> **What needs to be done**
Output the material exactly, but drop every image it holds.

> **Recorded information**
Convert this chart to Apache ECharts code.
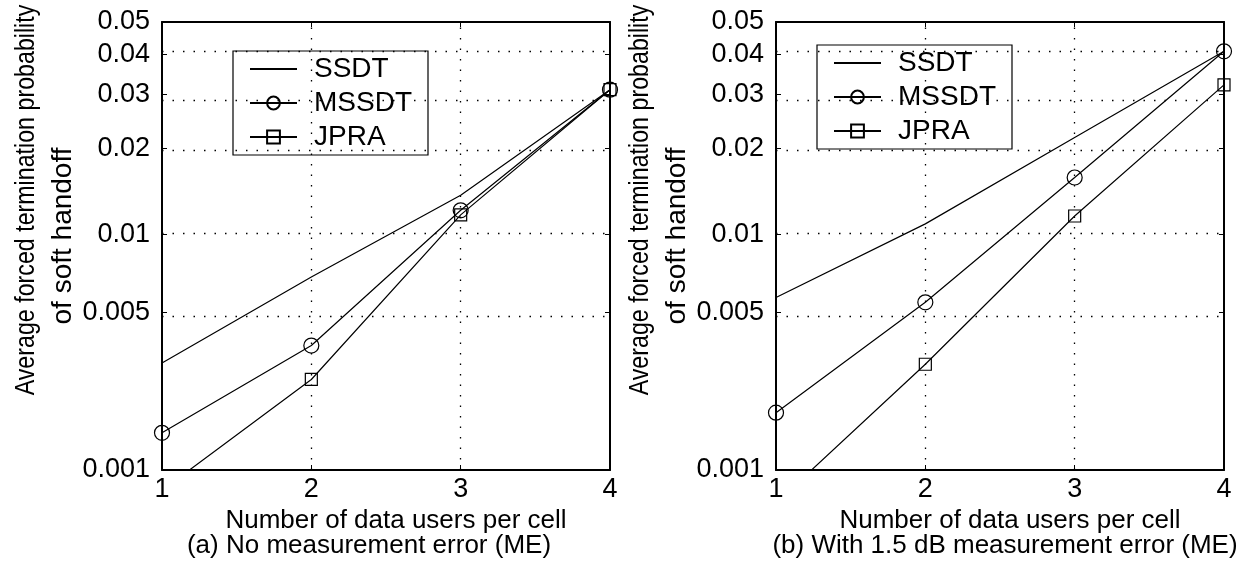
<!DOCTYPE html>
<html>
<head>
<meta charset="utf-8">
<script src="https://cdn.jsdelivr.net/npm/echarts@6/dist/echarts.min.js"></script>
<style>
  html, body { margin: 0; padding: 0; background: #fff; }
  #chart { width: 1253px; height: 571px; }
</style>
</head>
<body>
<div id="chart"></div>
<script>
// values
const userCounts = [1, 2, 3, 4];
const ssdtNoME = [0.0031, 0.0069, 0.0138, 0.031];
const mssdtNoME = [0.00151, 0.00367, 0.0122, 0.031];
const jpraNoME = [0.00079, 0.00263, 0.01175, 0.031];
const ssdtME = [0.00575, 0.0109, 0.0217, 0.0408];
const mssdtME = [0.00187, 0.0055, 0.0159, 0.0408];
const jpraME = [0.00068, 0.00306, 0.01164, 0.0321];
const yTickValues = [0.001, 0.005, 0.01, 0.02, 0.03, 0.04, 0.05];
const yTickLabels = ['0.001', '0.005', '0.01', '0.02', '0.03', '0.04', '0.05'];
const xGridValues = [2, 3];
const seriesNames = ['SSDT', 'MSSDT', 'JPRA'];
const captions = ['(a) No measurement error (ME)', '(b) With 1.5 dB measurement error (ME)'];
const yTitle = ['Average forced termination probability', 'of soft handoff'];
const xTitle = 'Number of data users per cell';

// the original y axis is a compressed (power) scale, not a plain log one
const P = 0.13;
const tf = v => Math.pow(v, P);

const FONT = 'Liberation Sans, Arial, Helvetica, sans-serif';
const gridLefts = [162, 776];

const chart = echarts.init(document.getElementById('chart'));

const grids = gridLefts.map(l => ({ left: l, top: 22, width: 448, height: 448 }));

const xAxes = [];
const yAxes = [];
gridLefts.forEach((l, gi) => {
  xAxes.push({
    type: 'value', gridIndex: gi, min: 1, max: 4, interval: 1, position: 'bottom',
    axisLine: { show: true, lineStyle: { color: '#000', width: 2 } },
    axisTick: { show: true, inside: true, length: 5, lineStyle: { color: '#000' } },
    axisLabel: { color: '#000', fontSize: 27, fontFamily: FONT, margin: 6 },
    splitLine: { show: false },
    name: xTitle, nameLocation: 'middle', nameGap: 34,
    nameTextStyle: { color: '#000', fontSize: 26, fontFamily: FONT, padding: [0, 0, 0, 20] }
  });
  xAxes.push({
    type: 'value', gridIndex: gi, min: 1, max: 4, interval: 1, position: 'top',
    axisLine: { show: true, lineStyle: { color: '#000', width: 2 } },
    axisTick: { show: true, inside: true, length: 5, lineStyle: { color: '#000' } },
    axisLabel: { show: false },
    splitLine: { show: false }
  });
  yAxes.push({
    type: 'value', gridIndex: gi, min: tf(0.001), max: tf(0.05), position: 'left',
    axisLine: { show: true, lineStyle: { color: '#000', width: 2 } },
    axisTick: { show: true, inside: true, length: 5, lineStyle: { color: '#000' }, customValues: yTickValues.map(tf) },
    axisLabel: {
      color: '#000', fontSize: 27, fontFamily: FONT, margin: 12,
      customValues: yTickValues.map(tf),
      formatter: v => {
        const i = yTickValues.findIndex(t => Math.abs(tf(t) - v) < 1e-9);
        return i >= 0 ? yTickLabels[i] : '';
      }
    },
    splitLine: { show: false }
  });
  yAxes.push({
    type: 'value', gridIndex: gi, min: tf(0.001), max: tf(0.05), position: 'right',
    axisLine: { show: true, lineStyle: { color: '#000', width: 2 } },
    axisTick: { show: true, inside: true, length: 5, lineStyle: { color: '#000' }, customValues: yTickValues.map(tf) },
    axisLabel: { show: false },
    splitLine: { show: false }
  });
});

// dotted grid drawn as mark lines
const gridMarks = {
  silent: true,
  symbol: ['none', 'none'],
  label: { show: false },
  lineStyle: { color: '#000', type: [1.5, 9], width: 1.3 },
  emphasis: { disabled: true },
  data: yTickValues.slice(1, -1).map(v => ({ yAxis: tf(v) })).concat(xGridValues.map(x => ({ xAxis: x })))
};

function makeSeries(name, values, gi, symbol, size) {
  return {
    name: name,
    type: 'line',
    xAxisIndex: gi * 2,
    yAxisIndex: gi * 2,
    data: values.map((v, i) => [userCounts[i], tf(v)]),
    symbol: symbol || 'none',
    symbolSize: size || 0,
    clip: true,
    lineStyle: { color: '#000', width: 1.2 },
    itemStyle: { color: 'transparent', borderColor: '#000', borderWidth: 1.2 },
    emphasis: { disabled: true }
  };
}

const panels = [
  [ssdtNoME, mssdtNoME, jpraNoME],
  [ssdtME, mssdtME, jpraME]
];
const series = [];
panels.forEach((vals, gi) => {
  const s = makeSeries(seriesNames[0], vals[0], gi);
  s.markLine = gridMarks;
  series.push(s);
  series.push(makeSeries(seriesNames[1], vals[1], gi, 'circle', 15));
  series.push(makeSeries(seriesNames[2], vals[2], gi, 'rect', 12));
});

// SSDT has no marker, so hide the legend symbol for it
const legendData = [
  { name: seriesNames[0], itemStyle: { color: 'transparent', borderColor: 'transparent', borderWidth: 0 } },
  { name: seriesNames[1] },
  { name: seriesNames[2] }
];

const legendPos = [{ left: 233, top: 51 }, { left: 817, top: 45 }];
const legends = legendPos.map(p => ({
  data: legendData,
  orient: 'vertical',
  left: p.left, top: p.top,
  padding: [4, 16, 4, 16],
  itemGap: 6,
  itemWidth: 47,
  itemHeight: 16,
  backgroundColor: '#fff',
  borderColor: '#000',
  borderWidth: 1.2,
  borderRadius: 0,
  selectedMode: false,
  textStyle: { color: '#000', fontSize: 28, fontFamily: FONT, padding: [0, 0, 0, 12] }
}));

const graphics = [];
gridLefts.forEach((l, gi) => {
  graphics.push({
    type: 'text', x: l - 135, y: 200, rotation: Math.PI / 2, scaleX: 0.86,
    style: { text: yTitle[0], fontSize: 27, fontFamily: FONT, fill: '#000', align: 'center', verticalAlign: 'middle', textAlign: 'center', textVerticalAlign: 'middle' }
  });
  graphics.push({
    type: 'text', x: l - 99, y: 236, rotation: Math.PI / 2,
    style: { text: yTitle[1], fontSize: 28, fontFamily: FONT, fill: '#000', align: 'center', verticalAlign: 'middle', textAlign: 'center', textVerticalAlign: 'middle' }
  });
});
graphics.push({
  type: 'text', x: 369, y: 546,
  style: { text: captions[0], fontSize: 26, fontFamily: FONT, fill: '#000', align: 'center', verticalAlign: 'middle', textAlign: 'center', textVerticalAlign: 'middle' }
});
graphics.push({
  type: 'text', x: 1005, y: 546,
  style: { text: captions[1], fontSize: 26, fontFamily: FONT, fill: '#000', align: 'center', verticalAlign: 'middle', textAlign: 'center', textVerticalAlign: 'middle' }
});

chart.setOption({
  animation: false,
  backgroundColor: '#fff',
  grid: grids,
  xAxis: xAxes,
  yAxis: yAxes,
  legend: legends,
  graphic: graphics,
  series: series
});
</script>
</body>
</html>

> **Task answer**
Convert this chart to Apache ECharts code.
<!DOCTYPE html>
<html>
<head>
<meta charset="utf-8">
<script src="https://cdn.jsdelivr.net/npm/echarts@6/dist/echarts.min.js"></script>
<style>
  html, body { margin: 0; padding: 0; background: #fff; }
  #chart { width: 1253px; height: 571px; }
</style>
</head>
<body>
<div id="chart"></div>
<script>
// values
const userCounts = [1, 2, 3, 4];
const ssdtNoME = [0.0031, 0.0069, 0.0138, 0.031];
const mssdtNoME = [0.00151, 0.00367, 0.0122, 0.031];
const jpraNoME = [0.00079, 0.00263, 0.01175, 0.031];
const ssdtME = [0.00575, 0.0109, 0.0217, 0.0408];
const mssdtME = [0.00187, 0.0055, 0.0159, 0.0408];
const jpraME = [0.00068, 0.00306, 0.01164, 0.0321];
const yTickValues = [0.001, 0.005, 0.01, 0.02, 0.03, 0.04, 0.05];
const yTickLabels = ['0.001', '0.005', '0.01', '0.02', '0.03', '0.04', '0.05'];
const xGridValues = [2, 3];
const seriesNames = ['SSDT', 'MSSDT', 'JPRA'];
const captions = ['(a) No measurement error (ME)', '(b) With 1.5 dB measurement error (ME)'];
const yTitle = ['Average forced termination probability', 'of soft handoff'];
const xTitle = 'Number of data users per cell';

// the original y axis is a compressed (power) scale, not a plain log one
const P = 0.13;
const tf = v => Math.pow(v, P);

const FONT = 'Liberation Sans, Arial, Helvetica, sans-serif';
const gridLefts = [162, 776];

const chart = echarts.init(document.getElementById('chart'));

const grids = gridLefts.map(l => ({ left: l, top: 22, width: 448, height: 448 }));

const xAxes = [];
const yAxes = [];
gridLefts.forEach((l, gi) => {
  xAxes.push({
    type: 'value', gridIndex: gi, min: 1, max: 4, interval: 1, position: 'bottom',
    axisLine: { show: true, lineStyle: { color: '#000', width: 2 } },
    axisTick: { show: true, inside: true, length: 5, lineStyle: { color: '#000' } },
    axisLabel: { color: '#000', fontSize: 27, fontFamily: FONT, margin: 6 },
    splitLine: { show: false },
    name: xTitle, nameLocation: 'middle', nameGap: 34,
    nameTextStyle: { color: '#000', fontSize: 26, fontFamily: FONT, padding: [0, 0, 0, 20] }
  });
  xAxes.push({
    type: 'value', gridIndex: gi, min: 1, max: 4, interval: 1, position: 'top',
    axisLine: { show: true, lineStyle: { color: '#000', width: 2 } },
    axisTick: { show: true, inside: true, length: 5, lineStyle: { color: '#000' } },
    axisLabel: { show: false },
    splitLine: { show: false }
  });
  yAxes.push({
    type: 'value', gridIndex: gi, min: tf(0.001), max: tf(0.05), position: 'left',
    axisLine: { show: true, lineStyle: { color: '#000', width: 2 } },
    axisTick: { show: true, inside: true, length: 5, lineStyle: { color: '#000' }, customValues: yTickValues.map(tf) },
    axisLabel: {
      color: '#000', fontSize: 27, fontFamily: FONT, margin: 12,
      customValues: yTickValues.map(tf),
      formatter: v => {
        const i = yTickValues.findIndex(t => Math.abs(tf(t) - v) < 1e-9);
        return i >= 0 ? yTickLabels[i] : '';
      }
    },
    splitLine: { show: false }
  });
  yAxes.push({
    type: 'value', gridIndex: gi, min: tf(0.001), max: tf(0.05), position: 'right',
    axisLine: { show: true, lineStyle: { color: '#000', width: 2 } },
    axisTick: { show: true, inside: true, length: 5, lineStyle: { color: '#000' }, customValues: yTickValues.map(tf) },
    axisLabel: { show: false },
    splitLine: { show: false }
  });
});

// dotted grid drawn as mark lines
const gridMarks = {
  silent: true,
  symbol: ['none', 'none'],
  label: { show: false },
  lineStyle: { color: '#000', type: [1.5, 9], width: 1.3 },
  emphasis: { disabled: true },
  data: yTickValues.slice(1, -1).map(v => ({ yAxis: tf(v) })).concat(xGridValues.map(x => ({ xAxis: x })))
};

function makeSeries(name, values, gi, symbol, size) {
  return {
    name: name,
    type: 'line',
    xAxisIndex: gi * 2,
    yAxisIndex: gi * 2,
    data: values.map((v, i) => [userCounts[i], tf(v)]),
    symbol: symbol || 'none',
    symbolSize: size || 0,
    clip: true,
    lineStyle: { color: '#000', width: 1.2 },
    itemStyle: { color: 'transparent', borderColor: '#000', borderWidth: 1.2 },
    emphasis: { disabled: true }
  };
}

const panels = [
  [ssdtNoME, mssdtNoME, jpraNoME],
  [ssdtME, mssdtME, jpraME]
];
const series = [];
panels.forEach((vals, gi) => {
  const s = makeSeries(seriesNames[0], vals[0], gi);
  s.markLine = gridMarks;
  series.push(s);
  series.push(makeSeries(seriesNames[1], vals[1], gi, 'circle', 15));
  series.push(makeSeries(seriesNames[2], vals[2], gi, 'rect', 12));
});

// SSDT has no marker, so hide the legend symbol for it
const legendData = [
  { name: seriesNames[0], itemStyle: { color: 'transparent', borderColor: 'transparent', borderWidth: 0 } },
  { name: seriesNames[1] },
  { name: seriesNames[2] }
];

const legendPos = [{ left: 233, top: 51 }, { left: 817, top: 45 }];
const legends = legendPos.map(p => ({
  data: legendData,
  orient: 'vertical',
  left: p.left, top: p.top,
  padding: [4, 16, 4, 16],
  itemGap: 6,
  itemWidth: 47,
  itemHeight: 16,
  backgroundColor: '#fff',
  borderColor: '#000',
  borderWidth: 1.2,
  borderRadius: 0,
  selectedMode: false,
  textStyle: { color: '#000', fontSize: 28, fontFamily: FONT, padding: [0, 0, 0, 12] }
}));

const graphics = [];
gridLefts.forEach((l, gi) => {
  graphics.push({
    type: 'text', x: l - 135, y: 200, rotation: Math.PI / 2, scaleX: 0.86,
    style: { text: yTitle[0], fontSize: 27, fontFamily: FONT, fill: '#000', align: 'center', verticalAlign: 'middle', textAlign: 'center', textVerticalAlign: 'middle' }
  });
  graphics.push({
    type: 'text', x: l - 99, y: 236, rotation: Math.PI / 2,
    style: { text: yTitle[1], fontSize: 28, fontFamily: FONT, fill: '#000', align: 'center', verticalAlign: 'middle', textAlign: 'center', textVerticalAlign: 'middle' }
  });
});
graphics.push({
  type: 'text', x: 369, y: 546,
  style: { text: captions[0], fontSize: 26, fontFamily: FONT, fill: '#000', align: 'center', verticalAlign: 'middle', textAlign: 'center', textVerticalAlign: 'middle' }
});
graphics.push({
  type: 'text', x: 1005, y: 546,
  style: { text: captions[1], fontSize: 26, fontFamily: FONT, fill: '#000', align: 'center', verticalAlign: 'middle', textAlign: 'center', textVerticalAlign: 'middle' }
});

chart.setOption({
  animation: false,
  backgroundColor: '#fff',
  grid: grids,
  xAxis: xAxes,
  yAxis: yAxes,
  legend: legends,
  graphic: graphics,
  series: series
});
</script>
</body>
</html>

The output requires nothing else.